How The Villages Is Laid Out
The Villages runs roughly north-south for about 10 miles along US-27 and US-441 in central Florida, between the cities of Leesburg to the east and Fruitland Park to the west. It is centered in Sumter County but extends into Marion County to the north and Lake County to the east. The community is not a single development — it has been built section by section since the early 1980s, expanding steadily southward with each decade.
The key geographic landmark is State Road 466, which runs east-west and divides the community into its two primary sections: north of 466 (the original villages, built 1980s–1990s) and south of 466 (the expanded community built 2000s–2010s and still growing). A second highway, CR 466A, creates an additional subdivision within the south section. Understanding this north-south axis is the starting point for every real estate conversation about The Villages.

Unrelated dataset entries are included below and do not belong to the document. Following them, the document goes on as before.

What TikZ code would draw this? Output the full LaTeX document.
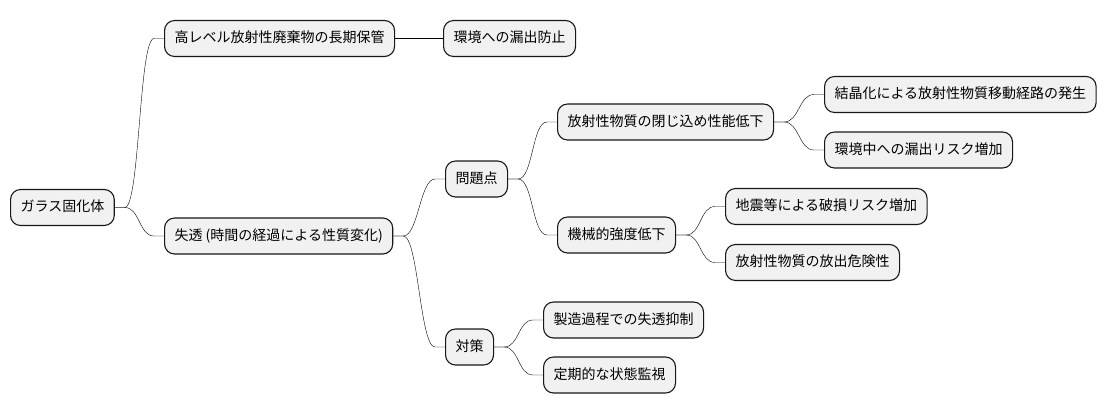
\documentclass[tikz,border=0pt]{standalone}
\usepackage{fontspec}
\setmainfont{Noto Sans CJK JP}
\usetikzlibrary{calc}
\definecolor{boxfill}{HTML}{F1F1F1}
\definecolor{edgecol}{HTML}{181818}

\begin{document}
\begin{tikzpicture}[x=1pt, y=-1pt,
    topic/.style={draw=edgecol, fill=boxfill, line width=1.1pt, rounded corners=10pt, anchor=west,
      inner xsep=10pt, inner ysep=0pt, minimum height=36pt, text height=11pt, text depth=3pt,
      font=\fontsize{14pt}{16pt}\selectfont},
    branch/.style={draw=edgecol, line width=0.8pt,
      to path={-- ++(10,0) .. controls +(15,0) and +(-15,0) .. ($(\tikztotarget)+(-10,0)$) -- (\tikztotarget)}}]
    \useasboundingbox (0,0) rectangle (1106,415);
    % root and first level
    \node[topic] (root) at (10,207.5) {ガラス固化体};
    \node[topic] (storage) at (164,38.5) {高レベル放射性廃棄物の長期保管};
    \node[topic] (leak) at (443,38.5) {環境への漏出防止};
    \node[topic] (devit) at (164,236) {失透 (時間の経過による性質変化)};
    % problems
    \node[topic] (issue) at (445,179) {問題点};
    \node[topic] (confine) at (557,122) {放射性物質の閉じ込め性能低下};
    \node[topic] (cryst) at (824,94.5) {結晶化による放射性物質移動経路の発生};
    \node[topic] (envrisk) at (824,150) {環境中への漏出リスク増加};
    \node[topic] (mech) at (557,235) {機械的強度低下};
    \node[topic] (quake) at (725,206.5) {地震等による破損リスク増加};
    \node[topic] (release) at (725,262.5) {放射性物質の放出危険性};
    % countermeasures
    \node[topic] (measure) at (445,347) {対策};
    \node[topic] (suppress) at (543,320) {製造過程での失透抑制};
    \node[topic] (monitor) at (543,375) {定期的な状態監視};

    \draw (root.east) to[branch] (storage.west);
    \draw (root.east) to[branch] (devit.west);
    \draw (storage.east) to[branch] (leak.west);
    \draw (devit.east) to[branch] (issue.west);
    \draw (devit.east) to[branch] (measure.west);
    \draw (issue.east) to[branch] (confine.west);
    \draw (issue.east) to[branch] (mech.west);
    \draw (confine.east) to[branch] (cryst.west);
    \draw (confine.east) to[branch] (envrisk.west);
    \draw (mech.east) to[branch] (quake.west);
    \draw (mech.east) to[branch] (release.west);
    \draw (measure.east) to[branch] (suppress.west);
    \draw (measure.east) to[branch] (monitor.west);
\end{tikzpicture}
\end{document}
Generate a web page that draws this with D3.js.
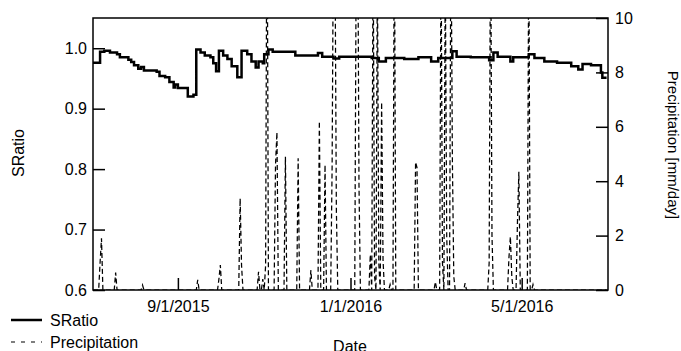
<!DOCTYPE html>
<html>
<head>
<meta charset="utf-8">
<script src="https://cdn.jsdelivr.net/npm/d3@7"></script>
<style>
  body { margin: 0; background: #fff; }
  text { font-family: "Liberation Sans", Arial, sans-serif; fill: #000; }
</style>
</head>
<body>
<svg class="chart"></svg>
<script>
// SRatio, read at the days where the step line changes
var sratioDates = ['2015-07-03','2015-07-08','2015-07-11','2015-07-15','2015-07-20','2015-07-22','2015-07-28','2015-07-30',
  '2015-08-01','2015-08-04','2015-08-06','2015-08-08','2015-08-17','2015-08-19','2015-08-23','2015-08-26','2015-08-29','2015-08-30',
  '2015-09-01','2015-09-08','2015-09-12','2015-09-14','2015-09-17','2015-09-20','2015-09-24','2015-09-26','2015-09-28','2015-09-30',
  '2015-10-03','2015-10-06','2015-10-09','2015-10-13','2015-10-16','2015-10-20','2015-10-23','2015-10-26','2015-10-28','2015-10-31',
  '2015-11-01','2015-11-04','2015-11-07','2015-11-23','2015-12-09','2015-12-12','2015-12-20','2015-12-24',
  '2016-01-16','2016-01-21','2016-01-26','2016-02-08','2016-02-18','2016-02-27','2016-03-03','2016-03-13','2016-03-16','2016-03-26',
  '2016-04-08','2016-04-11','2016-04-14','2016-04-23','2016-04-25','2016-05-06','2016-05-10','2016-05-17','2016-05-26',
  '2016-06-05','2016-06-10','2016-06-13','2016-06-19','2016-06-26','2016-06-27','2016-06-30'];
var sratioValues = [0.976,0.994,0.996,0.993,0.990,0.985,0.981,0.977,
  0.972,0.966,0.969,0.963,0.961,0.954,0.952,0.944,0.935,0.940,
  0.934,0.920,0.923,0.998,0.993,0.988,0.985,0.975,0.962,0.996,
  0.988,0.982,0.970,0.952,0.996,0.990,0.978,0.968,0.978,0.975,
  0.990,0.998,0.994,0.988,0.992,0.986,0.983,0.986,
  0.984,0.978,0.984,0.982,0.985,0.978,0.984,0.995,0.986,0.985,
  0.980,0.993,0.986,0.978,0.985,0.990,0.984,0.978,0.976,
  0.970,0.965,0.974,0.972,0.960,0.951,0.951];

// rainy days only (mm/day), every other day is dry
var rainDates = ['2015-07-08','2015-07-09','2015-07-19','2015-08-07','2015-09-15','2015-09-30','2015-10-01','2015-10-15','2015-10-16',
  '2015-10-28','2015-10-31','2015-11-02','2015-11-03','2015-11-09','2015-11-10','2015-11-16','2015-11-25','2015-12-04','2015-12-10',
  '2015-12-14','2015-12-19','2015-12-20','2015-12-21','2015-12-22','2016-01-05','2016-01-06','2016-01-07','2016-01-15','2016-01-17',
  '2016-01-18','2016-01-20','2016-01-21','2016-01-23','2016-01-24','2016-01-29','2016-02-01','2016-02-16','2016-02-17','2016-03-01',
  '2016-03-05','2016-03-06','2016-03-08','2016-03-09','2016-03-12','2016-03-13','2016-03-14','2016-03-22','2016-04-08','2016-04-09',
  '2016-04-10','2016-04-22','2016-04-23','2016-04-24','2016-04-28','2016-04-29','2016-05-06','2016-05-09'];
var rainValues = [1.0,1.9,0.64,0.18,0.37,0.4,0.92,3.37,0.9,
  0.67,0.4,0.9,16,4.6,5.8,4.9,4.84,0.73,6.2,
  4.6,4.5,14,13,3.0,12,15,3.86,1.3,13,
  0.5,12,1.0,6.9,1.1,0.2,14,4.7,4.5,0.3,
  13,1.0,12,2.0,14,4.84,0.5,0.25,1.0,14,
  2.0,1.2,1.96,0.5,2.5,4.35,13,0.2];

var dateTicks = ['2015-09-01','2016-01-01','2016-05-01'];
var leftTicks = [0.6,0.7,0.8,0.9,1.0];
var rightTicks = [0,2,4,6,8,10];

var width = 681, height = 351;
var plotLeft = 93, plotRight = 608, plotTop = 18, plotBottom = 290;
var parse = d3.timeParse('%Y-%m-%d');

var svg = d3.select('.chart').attr('width', width).attr('height', height);

var x = d3.scaleTime()
  .domain([parse('2015-07-03'), parse('2016-07-01')])
  .range([plotLeft, plotRight]);
var y = d3.scaleLinear().domain([0.6, 1.05]).range([plotBottom, plotTop]);
var y2 = d3.scaleLinear().domain([0, 10]).range([plotBottom, plotTop]);

var sratio = sratioDates.map(function(d, i) { return { date: parse(d), value: sratioValues[i] }; });

var rainByDay = {};
rainDates.forEach(function(d, i) { rainByDay[d] = rainValues[i]; });
var fmt = d3.timeFormat('%Y-%m-%d');
var rain = d3.timeDay.range(parse('2015-07-03'), parse('2016-07-01')).map(function(d) {
  return { date: d, value: rainByDay[fmt(d)] || 0 };
});

svg.append('clipPath').attr('id', 'plot')
  .append('rect').attr('x', plotLeft).attr('y', plotTop)
  .attr('width', plotRight - plotLeft).attr('height', plotBottom - plotTop);

svg.append('path')
  .datum(rain)
  .attr('clip-path', 'url(#plot)')
  .attr('fill', 'none')
  .attr('stroke', '#000')
  .attr('stroke-width', 1.25)
  .attr('stroke-dasharray', '5,3')
  .attr('d', d3.line().x(function(d) { return x(d.date); }).y(function(d) { return y2(d.value); }));

svg.append('path')
  .datum(sratio)
  .attr('fill', 'none')
  .attr('stroke', '#000')
  .attr('stroke-width', 2.5)
  .attr('d', d3.line().curve(d3.curveStepAfter).x(function(d) { return x(d.date); }).y(function(d) { return y(d.value); }));

// axes, ticks pointing inward
var axisL = svg.append('g').attr('transform', 'translate(' + plotLeft + ',0)')
  .call(d3.axisLeft(y).tickValues(leftTicks).tickSize(-12).tickPadding(6).tickFormat(d3.format('.1f')));
var axisR = svg.append('g').attr('transform', 'translate(' + plotRight + ',0)')
  .call(d3.axisRight(y2).tickValues(rightTicks).tickSize(-12).tickPadding(7));
var axisB = svg.append('g').attr('transform', 'translate(0,' + plotBottom + ')')
  .call(d3.axisBottom(x).tickValues(dateTicks.map(parse)).tickSize(-12).tickPadding(11)
    .tickFormat(d3.timeFormat('%-m/%-d/%Y')));

[axisL, axisR, axisB].forEach(function(g) {
  g.select('.domain').remove();
  g.selectAll('line').attr('stroke', '#000').attr('stroke-width', 1.5);
  g.selectAll('text').attr('font-size', 16).attr('font-family', null);
});

svg.append('rect')
  .attr('x', plotLeft).attr('y', plotTop)
  .attr('width', plotRight - plotLeft).attr('height', plotBottom - plotTop)
  .attr('fill', 'none').attr('stroke', '#000').attr('stroke-width', 1.5);

svg.append('text').attr('transform', 'translate(24,153) rotate(-90)')
  .attr('text-anchor', 'middle').attr('font-size', 16).text('SRatio');
svg.append('text').attr('transform', 'translate(668,145) rotate(90)')
  .attr('text-anchor', 'middle').attr('font-size', 15).text('Precipitation [mm/day]');
svg.append('text').attr('x', 350).attr('y', 352)
  .attr('text-anchor', 'middle').attr('font-size', 16).text('Date');

// legend
svg.append('line').attr('x1', 11).attr('x2', 42).attr('y1', 320).attr('y2', 320)
  .attr('stroke', '#000').attr('stroke-width', 2.5);
svg.append('text').attr('x', 50).attr('y', 326).attr('font-size', 16).text('SRatio');
svg.append('line').attr('x1', 11).attr('x2', 42).attr('y1', 342).attr('y2', 342)
  .attr('stroke', '#000').attr('stroke-width', 1.2).attr('stroke-dasharray', '4,6');
svg.append('text').attr('x', 50).attr('y', 347.5).attr('font-size', 16).text('Precipitation');
</script>
</body>
</html>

Three Counties — Why It Matters
The county your home sits in determines your property tax rate, your school district (irrelevant for most 55+ buyers but occasionally relevant for grandchildren visits), and in some cases your address on official documents. The county line is not visible from the street and is not prominently disclosed in most listing descriptions. You must verify it.
The Three Town Squares and Their Locations
The three town squares anchor the three major zones and serve as orientation landmarks for the entire community. Your nearest square becomes your default evening social destination, which makes their location a primary factor in village selection.
| Town Square | Zone | Character | Nearest Villages |
|---|---|---|---|
| Spanish Springs | North of 466 | Spanish colonial, quieter, the original | Orange Blossom Gardens, Springdale, Virginia Trace |
| Lake Sumter Landing | South of 466 (north) | Lakefront, highest energy, clocktower | Mallory Square, DeSoto, Belvedere, Hemingway |
| Brownwood Paddock Square | South / Fenney | Ranch style, covered stage, newer | Santiago, Tamarind Grove, Fenney, Monarch Grove |
Navigating the Golf Cart Path Network
The golf cart path network is one of The Villages' most distinctive features and also one of the most disorienting for new residents. Over 1,500 miles of dedicated cart paths weave through the community, crossing public roads via tunnels (underpasses) and bridges rather than at-grade intersections. Most paths are grade-separated from vehicle traffic, which is why residents can genuinely use carts for daily life without significant road conflict.
The paths are organized into color-coded routes in some areas, and the community produces official cart path maps. New residents regularly describe getting lost on the path network for the first several weeks. This is normal. The system is large and complex. Most residents develop a working knowledge of the routes between their village, their nearest town square, their preferred golf courses, and the recreation centers and shopping they use regularly — and navigate the rest with the Villages app or by asking neighbors.
The Most Important Geographic Insight for Buyers
The single most useful thing you can do with the map before you start looking at listings is identify which town square you want as your primary evening destination and then narrow your search to villages within comfortable cart distance of that square. Everything else — which specific village, which street, which lot — is secondary to getting the square proximity right.
Lake Sumter Landing is the most commonly preferred first-choice square for buyers who have only visited one. Spanish Springs is typically preferred by buyers who specifically want the quieter north-section lifestyle and lower price points. Brownwood is the natural choice for Fenney and southernmost expansion buyers. Visit all three, decide which is your square, and let that anchor your village search.